Changes often show up at home before they are noticeable at daycare. After a full day of stimulation, a child might seem unusually tired, more emotional, or quieter than usual, while others may talk nonstop, replaying small moments again and again. These reactions are part of how children process new experiences. 

They tend to release those feelings where they feel safest, which is usually at home, and understanding this makes it easier for parents to respond with patience, even on days that feel uneven.

Choosing Daycare Within Your Community

Families looking at different daycare options often realise that the real differences only become clear once they are inside the space. How the room feels, how staff speak to children, and whether the same caregivers are present each day tend to matter far more than décor or added extras. For those searching for Daycare in Arlington, WA, being close to home and feeling emotionally supported usually carries more weight than extra features on a checklist. Children settle best when they sense warmth, consistency, and familiarity, and those elements do more to ease adjustment than any schedule ever could.

The First Day at Daycare marks a shift not just in routine but also in how children begin to navigate the world beyond home. Some days may come with hesitation, only to be followed by moments of confidence you did not expect. Getting ready makes a difference, but what carries most families through is patience and a willingness to adjust as things unfold. 
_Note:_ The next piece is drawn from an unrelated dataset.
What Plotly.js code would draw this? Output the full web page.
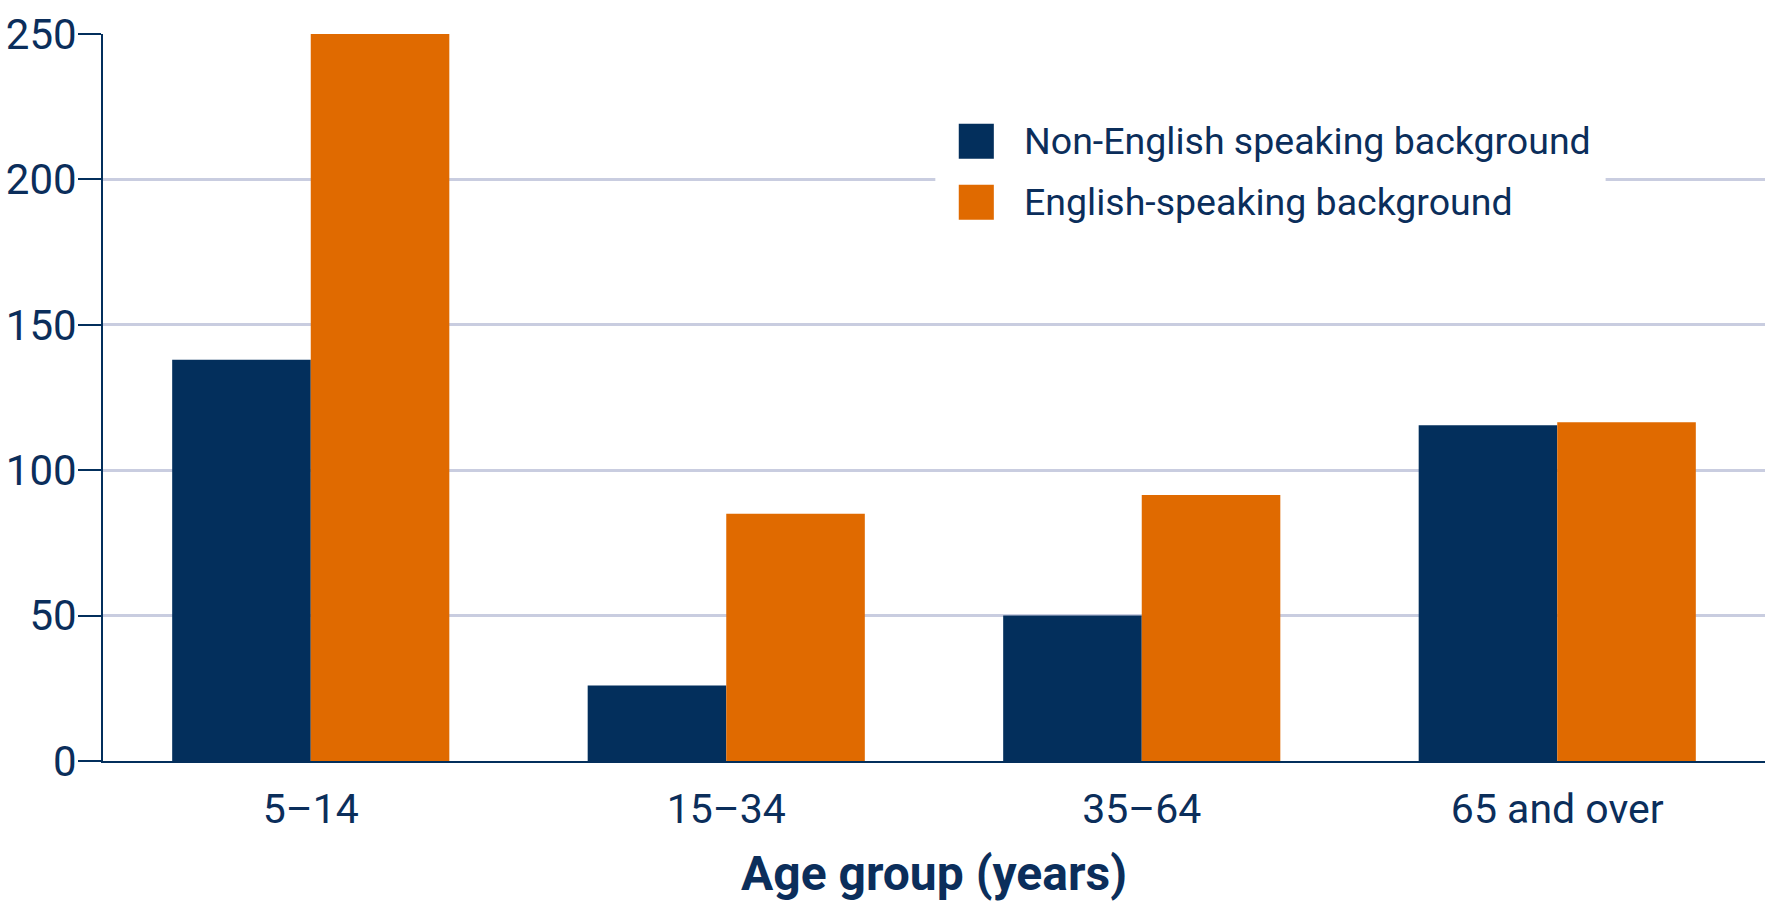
<!DOCTYPE html>
<html>
<head>
<meta charset="utf-8">
<script src="https://cdn.plot.ly/plotly-3.0.1.min.js"></script>
<style>
  html, body { margin: 0; padding: 0; background: #ffffff; }
  #chart { width: 1776px; height: 907px; }
</style>
</head>
<body>
<div id="chart"></div>
<script>
// ---- Data ----
const categories = ['5\u201314', '15\u201334', '35\u201364', '65 and over'];
const nonEnglishValues = [138, 26, 50, 115.5];
const englishValues = [250, 85, 91.5, 116.5];
const seriesNames = ['Non-English speaking background', 'English-speaking background'];
const yTickValues = [0, 50, 100, 150, 200, 250];
const xAxisTitle = 'Age group (years)';

// ---- Styles ----
const NAVY = '#032f5c';
const ORANGE = '#e06a00';
const TEXT = '#0b2e5b';
const GRID = '#c9cde0';
const FONT = 'Roboto, "Liberation Sans", sans-serif';
const seriesColors = [NAVY, ORANGE];

const traces = [
  { type: 'bar', x: categories, y: nonEnglishValues, name: seriesNames[0],
    marker: { color: seriesColors[0], line: { width: 0 } }, hoverinfo: 'x+y+name' },
  { type: 'bar', x: categories, y: englishValues, name: seriesNames[1],
    marker: { color: seriesColors[1], line: { width: 0 } }, hoverinfo: 'x+y+name' }
];

// Manual legend (large square swatches like the original)
const legX0 = 0.5008, legX1 = 0.9041, legY0 = 0.703, legY1 = 0.91;
const swX0 = 0.5149, swX1 = 0.5360;
const rowTop = [0.8766, 0.7926];
const swH = 0.0482;
const textX = 0.5528;

const shapes = [
  { type: 'rect', xref: 'paper', yref: 'paper', x0: legX0, x1: legX1, y0: legY0, y1: legY1,
    fillcolor: '#ffffff', line: { width: 0 }, layer: 'above' }
];
const annotations = [];
seriesNames.forEach((nm, i) => {
  shapes.push({ type: 'rect', xref: 'paper', yref: 'paper', x0: swX0, x1: swX1,
    y0: rowTop[i] - swH, y1: rowTop[i], fillcolor: seriesColors[i], line: { width: 0 }, layer: 'above' });
  annotations.push({ xref: 'paper', yref: 'paper', x: textX, y: rowTop[i] - swH / 2,
    xanchor: 'left', yanchor: 'middle', showarrow: false, text: nm,
    font: { family: FONT, size: 37.5, color: TEXT } });
});

const layout = {
  width: 1776, height: 907,
  margin: { l: 103, r: 11, t: 34, b: 146 },
  paper_bgcolor: '#ffffff', plot_bgcolor: '#ffffff',
  barmode: 'group', bargap: 0.333, bargroupgap: 0,
  showlegend: false,
  font: { family: FONT, color: TEXT },
  xaxis: {
    range: [-0.5, 3.5], showline: true, linecolor: NAVY, linewidth: 2,
    ticks: '', showgrid: false, zeroline: false,
    tickfont: { family: FONT, size: 41, color: TEXT },
    ticklabelstandoff: 11,
    title: { text: xAxisTitle, font: { family: FONT, size: 48, color: TEXT, weight: 700 }, standoff: 24 },
    fixedrange: true
  },
  yaxis: {
    range: [0, 250], tickmode: 'array', tickvals: yTickValues,
    showline: true, linecolor: NAVY, linewidth: 2,
    ticks: 'outside', ticklen: 23, tickwidth: 2, tickcolor: NAVY,
    showgrid: true, gridcolor: GRID, gridwidth: 2.5, zeroline: false,
    tickfont: { family: FONT, size: 42, color: TEXT },
    ticklabelstandoff: -7,
    fixedrange: true
  },
  shapes: shapes,
  annotations: annotations
};

Plotly.newPlot('chart', traces, layout, { displayModeBar: false, staticPlot: false, responsive: false });
</script>
</body>
</html>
Some days feel smooth, while other days feel more difficult. Gradually, routines start to make sense, trust grows quietly, and the new environment stops feeling unfamiliar and simply becomes part of everyday life.

Ready to Begin with Blancas Daycare De Colores?

At Blancas Daycare De Colores, we provide a warm, supportive space where children are encouraged to settle in at a pace that feels right for them. Families are kept closely involved, with open communication and shared understanding at every stage. Whether this is your child’s first experience in care or you are looking for a setting you can rely on, our team is ready to support you and your child with care that feels personal and steady.

Call 707-210-4802 to learn more about enrollment and how we support children through meaningful early transitions.

FAQ’s

When should I start preparing my child for daycare?

Preparation can begin several weeks before the start date through simple conversations and routine adjustments that help the idea feel familiar.

How can I make my child’s first day at daycare easier?

Try to keep drop-offs steady and predictable. Saying goodbye clearly and leaving with confidence helps your child settle, while lingering or going back for repeated reassurance can make the separation feel harder than it needs to be.

What should I pack for my child’s first day at daycare?

Follow the center’s guidelines and pack extra clothes along with anything your child is expected to bring. A small, familiar item from home can be reassuring during rest time, even if your child does not ask for it.

How long does it take for a child to adjust to daycare?

Every child adjusts differently. Some settle in within a few days, while others take a little longer to find their footing. What matters is the steady movement forward, even when it happens in small steps.